Hundreds of thousands of Venezuelan immigrants will be allowed to remain in the United States without risk of deportation after a federal judge in San Francisco on Monday delayed Trump administration actions rolling back a program known as Temporary Protected Status.
Judge Edward M. Chen found that decisions in February by the homeland security secretary, Kristi Noem, terminating the initiative for nearly 350,000 people in early April would inflict irreparable harm on families, cost U.S. businesses and industries billions in economic activity and hurt the health and safety of communities across the country. The judge prevented the actions from taking effect as soon as this week while a lawsuit challenging the moves plays out in his court.
The Temporary Protected Status program, passed by Congress and signed into law by President George H.W. Bush, allows migrants from nations that have experienced national disasters, armed conflicts or other extraordinary instability to live and work legally in the United States.
It has been a target of President Trump during both his terms. Most recently, Trump administration officials have sought to end T.P.S. protections for many Venezuelan and Haitian immigrants, as Mr. Trump seeks to make good on a promise to deport millions of immigrants from the United States.
In February, the administration revoked an 18-month extension of T.P.S. protection for Venezuelans that was granted under the Biden administration, and it terminated T.P.S. for Venezuelans who initially registered for the status in 2023. It later partly voided another 18-month extension that the Biden administration had granted to Haitian immigrants.
The actions would have terminated the initiative for nearly 350,000 people in early April, and for hundreds of thousands more later this year.
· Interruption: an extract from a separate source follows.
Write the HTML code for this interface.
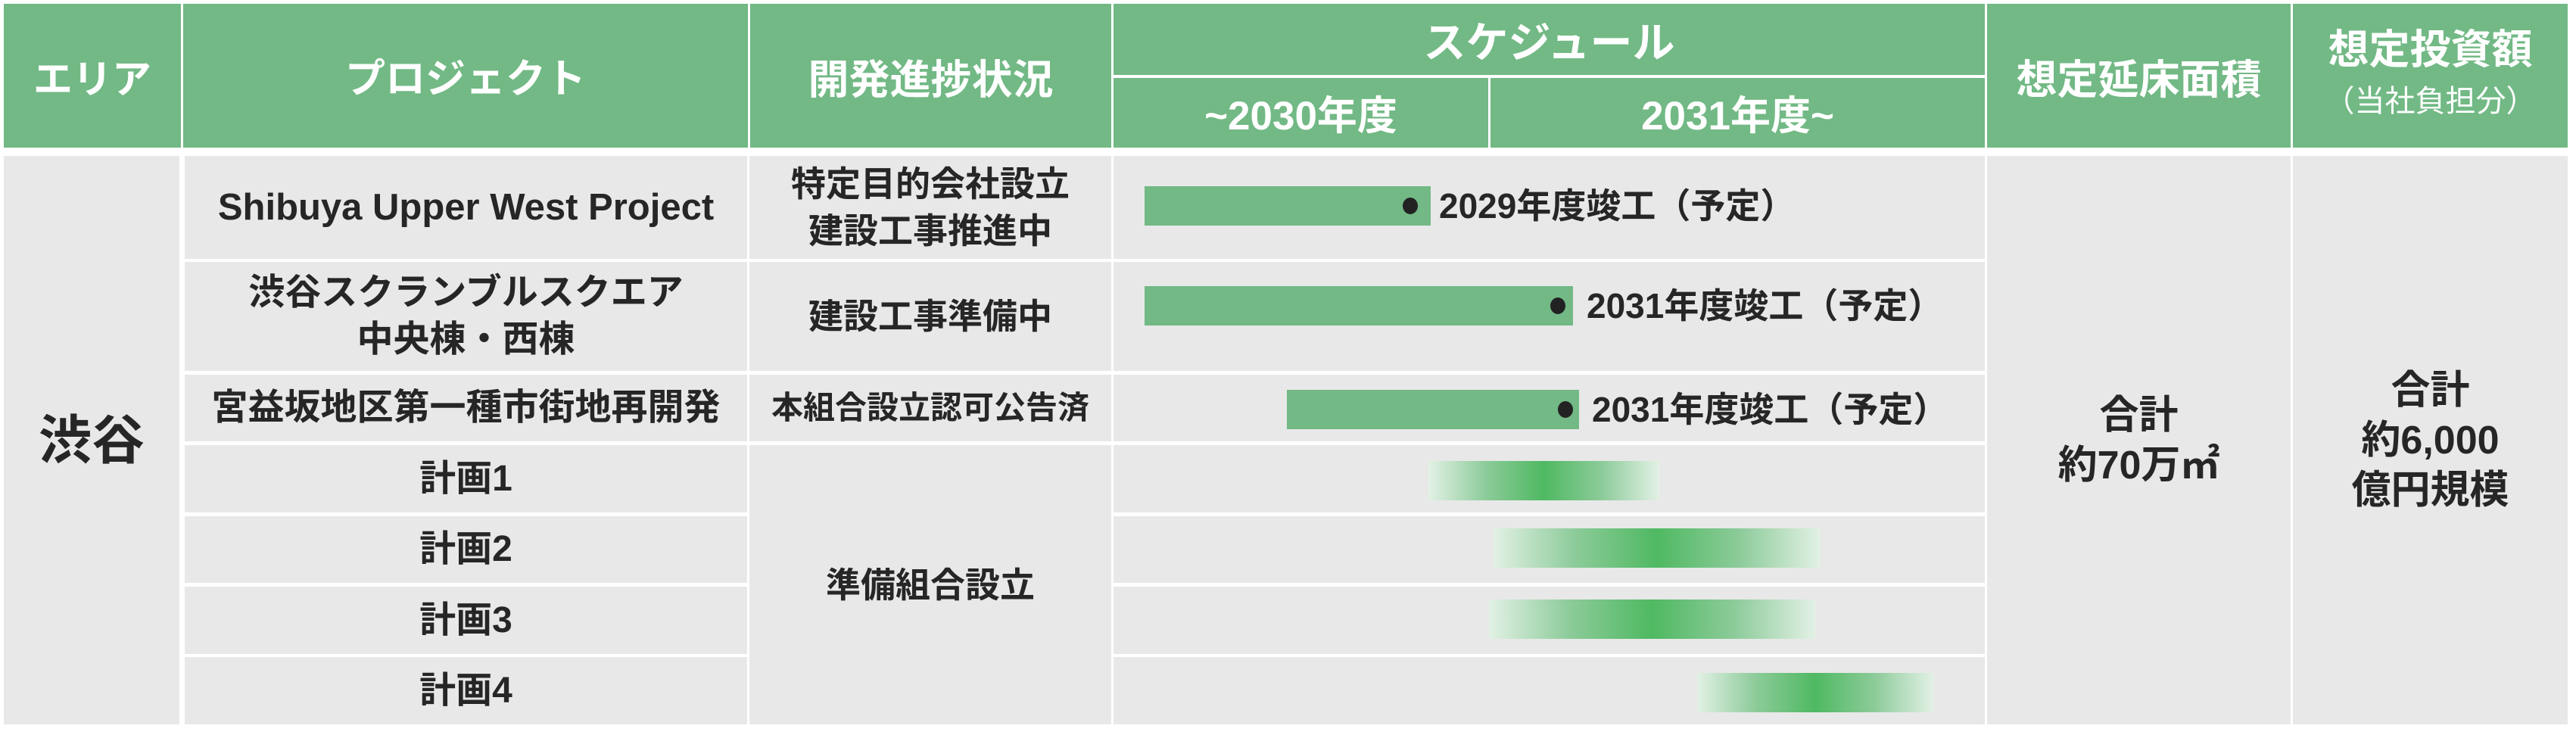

In a hearing this month, the plaintiffs in a lawsuit against the actions — an immigrant advocacy organization and a group of Venezuelan T.P.S. holders — contended that Ms. Noem had violated administrative procedures and acted with racial bias when she moved to reverse extensions of the protections that had been granted under the Biden administration. Federal officials rebutted the allegations of discrimination and said that Ms. Noem had acted within her authority to protect the national interests of the United States.
In his ruling on Monday, Judge Chen said the government had failed “to identify any real countervailing harm” in continuing the program for Venezuelan T.P.S. holders. He said the plaintiffs had also demonstrated they were likely to succeed in showing that the actions taken by the Ms. Noem were “unauthorized by law, arbitrary and capricious, and motivated by unconstitutional animus.”